# Tornado Lifts Up House on Doorbell Cam



## jar546 (Sep 6, 2019)

Check this one out.  Wow!

https://www.cnn.com/videos/us/2019/...orig-js.cnn/video/playlists/hurricane-dorian/


----------



## Glenn (Sep 6, 2019)

That's an argument for a freestanding deck...  I have long taught in my deck code classes that decks do not experience wind pressures in the same way that homes do.
(sorry to sound insensitive, but it's a valid thing to be curious of.  Watch the end as the house lifts and the deck remains.)


----------



## jar546 (Sep 6, 2019)

Glenn said:


> That's an argument for a freestanding deck...  I have long taught in my deck code classes that decks do not experience wind pressures in the same way that homes do.
> (sorry to sound insensitive, but it's a valid thing to be curious of.  Watch the end as the house lifts and the deck remains.)

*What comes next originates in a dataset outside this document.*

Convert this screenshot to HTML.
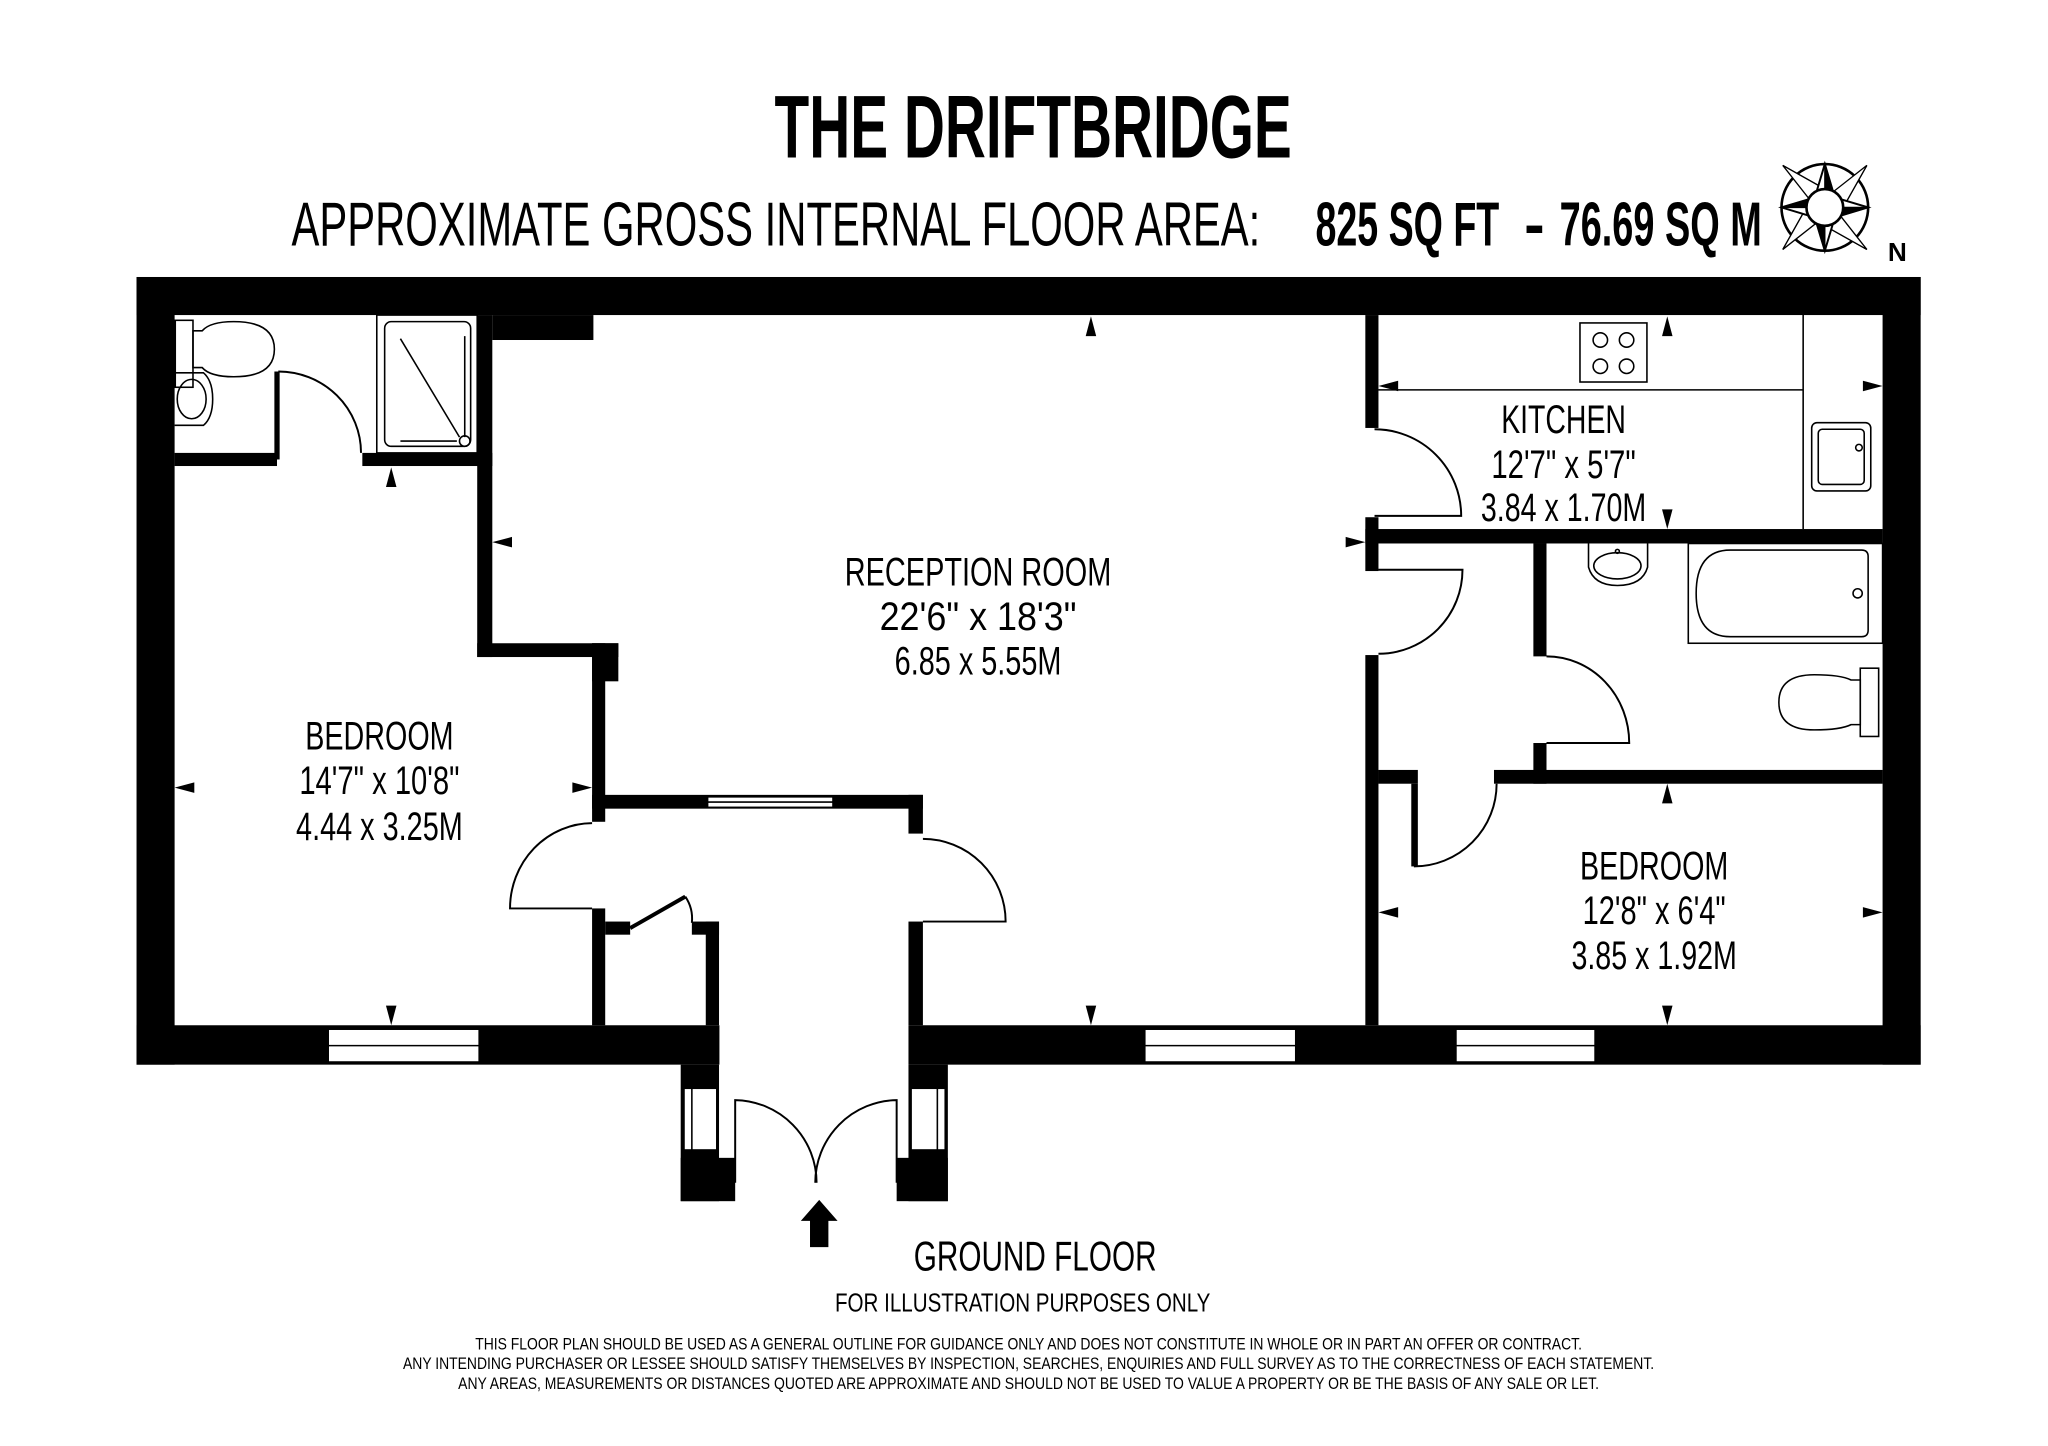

I am a proponent of free standing decks.


----------



## fatboy (Sep 6, 2019)

That looks like that is a RV/Tiny home park.........


----------



## steveray (Sep 9, 2019)

fatboy said:


> That looks like that is a RV/Tiny home park.........



That explains it....Tornado magnets....


----------



## chris kennedy (Sep 9, 2019)

In the beginning you can see transmission lines in the upper right of the video.  Can't see them at the end.


----------



## fatboy (Sep 9, 2019)

Just a few seconds before the clip ends, you see them disappear, or rather, you don't...…

Nice catch Chris.


----------